How would they find out if Jack had died?
He became aware that Christina had been speaking.
‘Sorry, I missed that. I was thinking,’ he said.
‘Gordon! How brave. Taking up a new activity at your age.’
He was so tired of her sarcasm – though not, curiously, of his own.
‘So, have I missed anything interesting?’
‘God, no. I just asked what you were doing tomorrow. I know my questions aren’t very imaginative but I am trying because you said you wanted me to talk. ’
‘So you’re trying new things as well. The obedient wife. Very nice.’
For a moment he thought he’d got away with it. He really didn’t want to talk about tomorrow. Two events dominated tomorrow’s agenda, and he didn’t want to talk to her about either of them. But then she repeated the question.
‘So what are you doing tomorrow?’
Tomorrow … lunching with the Earl of Flaxborough, who lives, not surprisingly, at Flaxborough Hall, which is, also not surprisingly, just outside Flaxborough, and in which ‘a proposition of some interest will be put to you’, according to the Curator of the Coppinger Collection, Peregrine Thoresby. What a feast of sarcasm about his glamorous life and his neglect of her that would inspire if he told her. And in the evening … well …!
‘Tomorrow? Nothing much. Can’t remember.’
‘Oh, come on, Gordon. You always remember. You don’t even need a diary.’
‘No, honestly, tomorrow, routine bits and bobs, that’s all. Tuesday’s never very stimulating. Oh, and I won’t be back for dinner. I have a meeting.’
‘With Mandy?’
‘Who’s the tiramisu?’
He was grateful for the interruption; he had never been so grateful to a waiter, but he didn’t show it.
‘Has it not dawned on you yet that I choose the British dishes, because I am British and proud of it, and my wife deliberately, in order to annoy me, chooses the most foreign dishes she can find on the menu?’

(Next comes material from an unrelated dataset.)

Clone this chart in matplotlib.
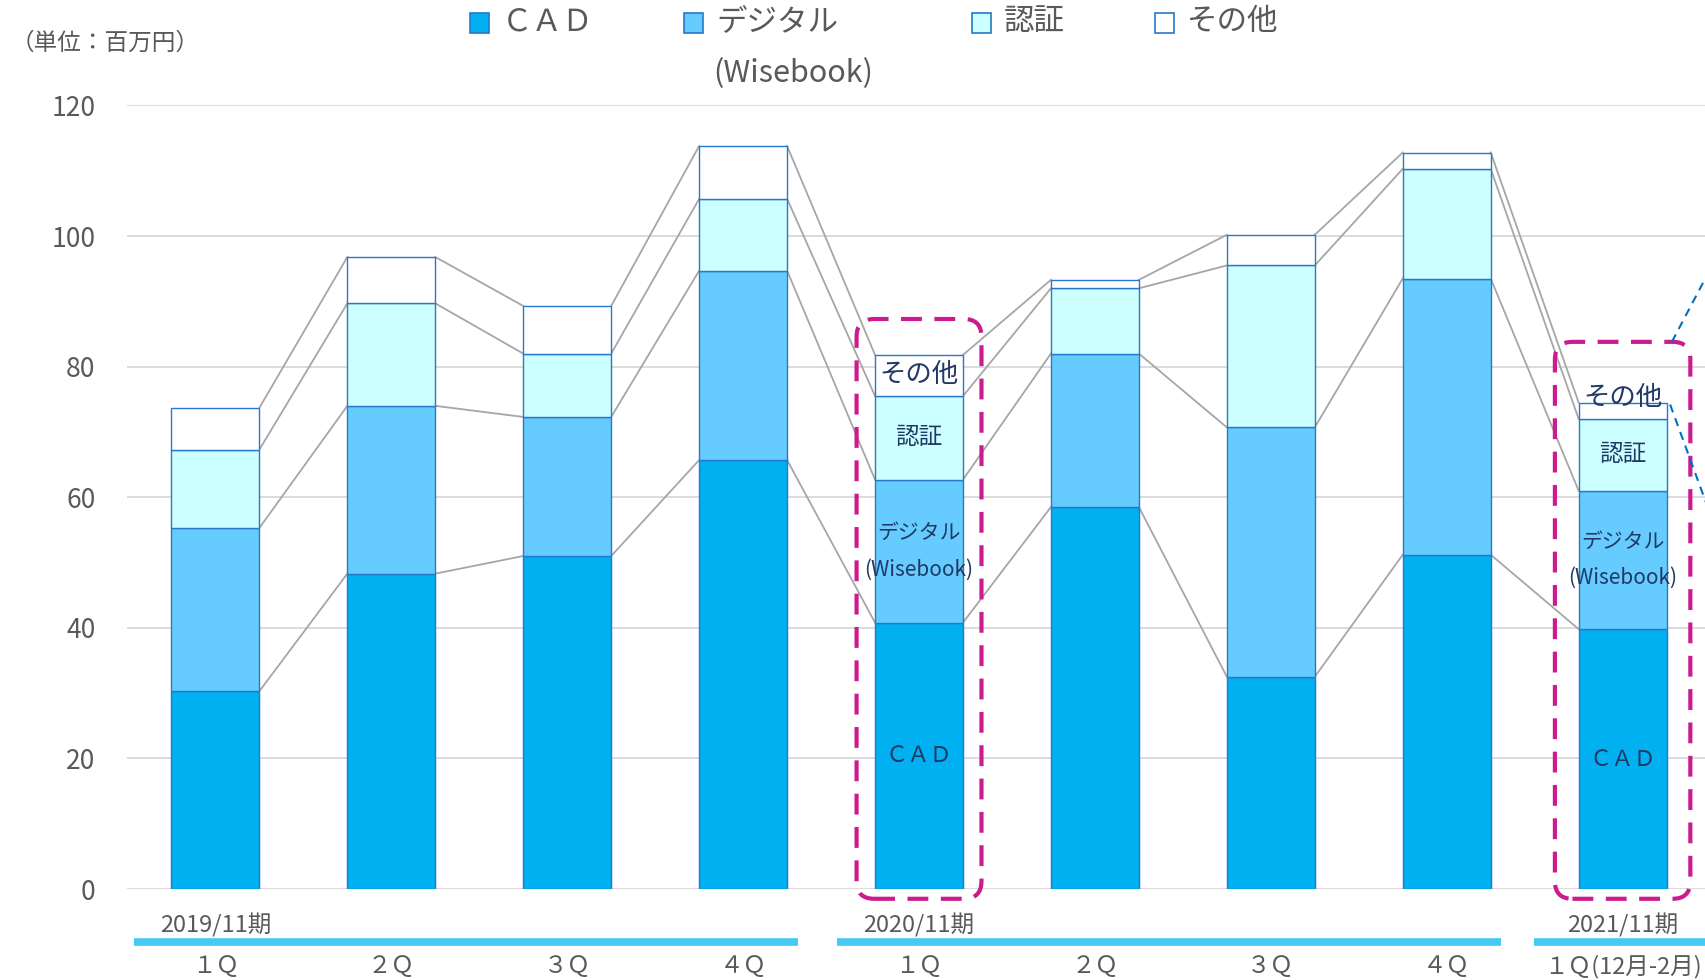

‘So you are the Eton Mess, sir?’
‘Oh, well deduced, Mr Einstein.’
Oh God, now those dark eyes were gleaming. In his eagerness to show the waiter how much he hated him he had revealed to Christina how deeply she had got under his skin. What a disaster, what an Eton mess.
‘You’re avoiding my question. Are you seeing the marvellous Mandy tomorrow night?’
‘I wasn’t avoiding your question. The waiter interrupted, with the genius of his ilk. I didn’t get a chance to reply.’
‘You’re avoiding it now. Are you seeing Mandy?’
‘What is this obsession with Mandy?’
‘That’s what I ask myself. Are you seeing her tomorrow night?’
Why was he so reluctant to lie? Was he losing his nerve? Did he think she would be able to tell that he was lying?
‘No, I am not seeing Mandy tomorrow night. I’m seeing two Croatian businessmen. Croatia’s an up-and-coming country. I need to get in there.’
After that, they ate their delicious desserts in silence.
Suddenly the door burst open and a woman in her early thirties, wearing a witch’s hat and a very short dress, lurched into the room, saw them, and shrieked with laughter.
‘Oops, sorry, I thought it was the Ladies,’ she said.
‘No,’ said Sir Gordon unnecessarily.
‘Oh gawd, I’m bursting,’ said the drunk young woman.
‘Too much information,’ said Sir Gordon.
‘Do you know where the Ladies is?’ the drunk young woman asked Christina.
‘I have no idea,’ said Christina frostily.
‘Blimey, you’re on your pud and you haven’t been yet. You must have a strong bladder. I’ve got a very weak bladder. I go all the time. Pee, pee, pee, that’s me.’
Oh, Christina, your face. Your fury. Your scorn. The lower orders, how common, how vulgar. Your denial of your birth, your childhood, your mum and dad, your moments of glory as Miss Lemon Drizzle. Oh, Christina.
He conveniently forgot, in his scorn of her scorn, that he also despised the lower orders. But, curiously, this evening he did not despise this intruder. Oh, silly drunk young woman in your witch’s hat, he thought, I will help you find the Ladies.
And he did. Without difficulty. With charm.